I think based on your context, it is not a downgrade at all, it only felt so probably because we get to access to these high end equipments that we can only dream of back in those days. And yes, whatever that fits us best and needs to get the work done the way we desire it to be.

I'll also add my first and only ultra large format camera cost nearly $6K US ha!

Mine is starting to “feel” like an investment. Most of my lenses I buy used and for whatever reason used Nikon F glass has been rising in price. If I look at current local listings for the last half dozen lenses I bought, every single one of them is worth more now than what I paid for them. ;)
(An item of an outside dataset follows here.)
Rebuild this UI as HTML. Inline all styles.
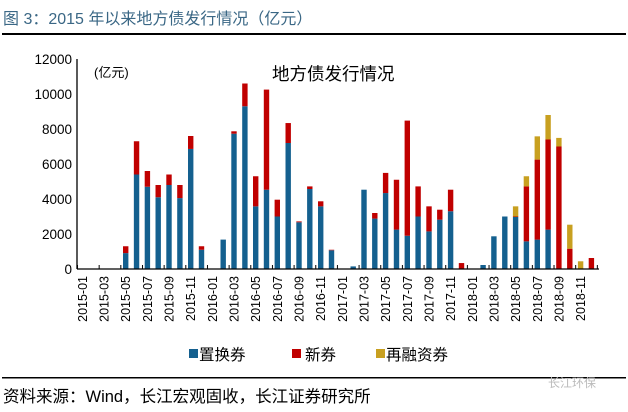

Hmmm weird.. over in my place, Nikon F glass prices are really bad. But now with the headline of earth image shot with Nikon, it might be different, but I haven't checked. Smart choice buying used.
Probably when you got it, everyone jumped into mirrorless and wanted to let it go quickly therefore reduced the prices

Same where I am. I keep an eye on Facebook Marketplace and buy F glass if the condition and the price is good, at every opportunity. All the lenses I picked-up 12-18 months ago have now doubled or tripled in price. Same with Leica too.

Lenses are a good investment.

I feel this in my soul. I'm lucky enough to own a couple pristine AI-S F mounts which came with my F3 HP... that my dad picked up nearly thirty years ago now for $10 at a pawn shop. Yeah, really. One of the lenses is the GORGEOUS 85mm F/1.4 which is still running around $500-$700 on eBay. Wild stuff.